6. Medical Problems and Night time Active Kittens

A kitten that’s acting crazy at night could have a medical problem that’s causing the behavior. A medical cause is not as likely as the other reasons listed above, but if nothing seems to reduce the behavior, a trip to the veterinarian’s office may be in order to rule out health issues.

A medical problem in a kitten is likely to be accompanied by meowing and other obvious signs of distress or sickness along with possible nighttime activity.

One health issue that can make kittens overactive is flea allergies or an infestation of fleas. If your kitten has fleas, taking action quickly is vital to keep the infestation from spreading and taking hold in your home.

Flea allergies happen when a kitten or other pet becomes sensitive to fleas and reacts strongly to a bite. Scratching and chewing are primary symptoms.


Testing for Fleas

One way to tell if your kitten has fleas is to use a fine-toothed comb to comb through its hair. Do this over a light-colored, easily-cleanable or disposable surface such as a linoleum floor, a piece of cardboard, or a large piece of white paper.

Small bits of stuff will come out of the kitten’s hair as you comb it. Then use a spray bottle of water on a mist setting to lightly spray the bits of stuff. If you see red spots emerging, this indicates blood from flea droppings.

Animals with flea problems often bite at the base of their tail, scratch their neck and face, and repeatedly lick parts of their body.

To end a flea infestation take these steps:

  • Wash all human and pet bedding in hot, soapy water.
  • Vacuum carpets, rugs, and floors and then immediately dispose of the vacuum cleaner bag.
  • Give all pets in the house an anti-flea bath or dusting treatment.
  • Use a commercial ‘flea-bomb’ to treat your house if the infestation is severe. Read and closely follow all package directions.

When using a flea-treatment product on a kitten, be certain it is designed for kittens.
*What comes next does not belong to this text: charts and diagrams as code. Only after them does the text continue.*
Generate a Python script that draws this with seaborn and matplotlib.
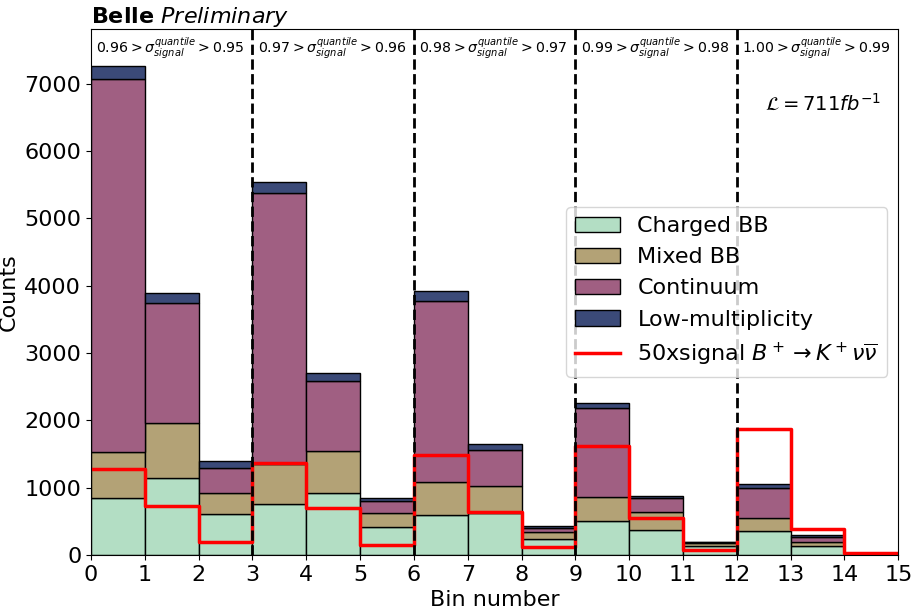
import numpy as np
import pandas as pd
import matplotlib
matplotlib.use("Agg")
import matplotlib.pyplot as plt
import seaborn as sns
from matplotlib.patches import Patch
from matplotlib.lines import Line2D

# per-bin yields (stacked components)
bin_edges = list(range(16))
charged = [850, 1150, 610, 760, 920, 420, 595, 630, 240, 510, 375, 140, 357, 134, 0]
mixed = [685, 816, 307, 588, 630, 209, 485, 395, 106, 356, 258, 34, 188, 64, 0]
continuum = [5533, 1774, 376, 4026, 1035, 178, 2695, 540, 51, 1314, 209, 15, 446, 74, 0]
lowmult = [198, 149, 99, 164, 115, 44, 145, 80, 38, 83, 39, 9, 59, 21, 0]
signal50 = [1278, 728, 189, 1367, 694, 153, 1481, 639, 124, 1624, 555, 75, 1868, 386, 25]

labels = ["Charged BB", "Mixed BB", "Continuum", "Low-multiplicity"]
colors = ["#b3dec4", "#b3a276", "#a05f82", "#3b4a78"]
quantile_lo = ["0.95", "0.96", "0.97", "0.98", "0.99"]
quantile_hi = ["0.96", "0.97", "0.98", "0.99", "1.00"]

centers = np.arange(15) + 0.5
df = pd.concat([
    pd.DataFrame({"bin": centers, "count": vals, "sample": lab})
    for lab, vals in zip(labels, [charged, mixed, continuum, lowmult])
], ignore_index=True)
sig = pd.DataFrame({"bin": centers, "count": signal50})

fig, ax = plt.subplots(figsize=(9.12, 6.12), dpi=100)
fig.subplots_adjust(left=0.0998, right=0.985, bottom=0.093, top=0.9526)

# seaborn stacks the last hue level at the bottom
sns.histplot(data=df, x="bin", weights="count", hue="sample",
             hue_order=labels[::-1], palette=dict(zip(labels, colors)),
             bins=bin_edges, multiple="stack", element="bars",
             edgecolor="black", linewidth=1, alpha=1, legend=False, ax=ax)

sns.histplot(data=sig, x="bin", weights="count", bins=bin_edges, element="step",
             fill=False, color="red", linewidth=2.5, ax=ax)

for xv in [3, 6, 9, 12]:
    ax.axvline(xv, color="black", linestyle="--", linewidth=2)

for i, (hi, lo) in enumerate(zip(quantile_hi, quantile_lo)):
    ax.text(3 * i + 0.1, 7530,
            r"$%s > \sigma_{signal}^{quantile} > %s$" % (hi, lo),
            fontsize=10.2, ha="left", va="center")

ax.text(12.52, 6690, r"$\mathcal{L} = 711 fb^{-1}$", fontsize=14, ha="left", va="center")

ax.set_xlim(0, 15)
ax.set_ylim(0, 7810)
ax.set_xticks(range(16))
ax.set_yticks(range(0, 8000, 1000))
ax.tick_params(labelsize=16)
ax.set_xlabel("Bin number", fontsize=16)
ax.set_ylabel("Counts", fontsize=16)
ax.set_title(r"$\bf{Belle}$ $\it{Preliminary}$", loc="left", fontsize=16, pad=4)

handles = [Patch(facecolor=c, edgecolor="black", label=l) for l, c in zip(labels, colors)]
handles.append(Line2D([], [], color="red", linewidth=2.5,
                      label=r"50xsignal $B^+ \rightarrow K^+ \nu \overline{\nu}$"))
ax.legend(handles=handles, loc="center right", fontsize=16)

fig.savefig("out.png", dpi=100)
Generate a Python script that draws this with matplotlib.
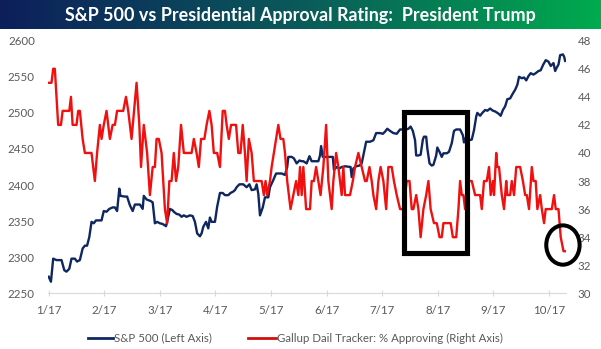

Ask a veterinarian for a recommendation for a suitable product for your pet.


Feline Hyperesthesia Syndrome and Over-active Kittens

Another much less common medical problem that can cause a kitten or older cat to become suddenly hyper-active is called Feline hyperesthesia syndrome (FHS.)

No one knows for sure what causes FHS, and it is not a dangerous health condition. But it does produce strange, hyper-active behavior in some felines.

The behavior usually starts when a person touches the cat near its tail or hindquarters. This triggers the cat to start biting at its tail, grooming like crazy, scratching, or running around wildly. Sometimes the animal’s skin ripples for a few seconds.

The wild behavior usually does not last more than a few minutes, but the pet may get injured from biting or scratching itself, damage something as it runs around, or injure a person with its crazy antics.

If your kitten seems to have symptoms of FHS, talk to a veterinarian about how to handle it.


Conclusion about Kittens Going Crazy at Night

If your kitten is driving you crazy by going crazy at night,

  • Play with it daily in the morning and evening.
  • Give it toys and activities to work-out its predatory urges.
  • Confine it to a room or area where it can do no harm by rampaging around.
  • Make sure it always has a clean litterbox, food, water, and a safe and comfy bed.

By taking these steps, your kitten can be a kitten, and you can still get a good night’s sleep.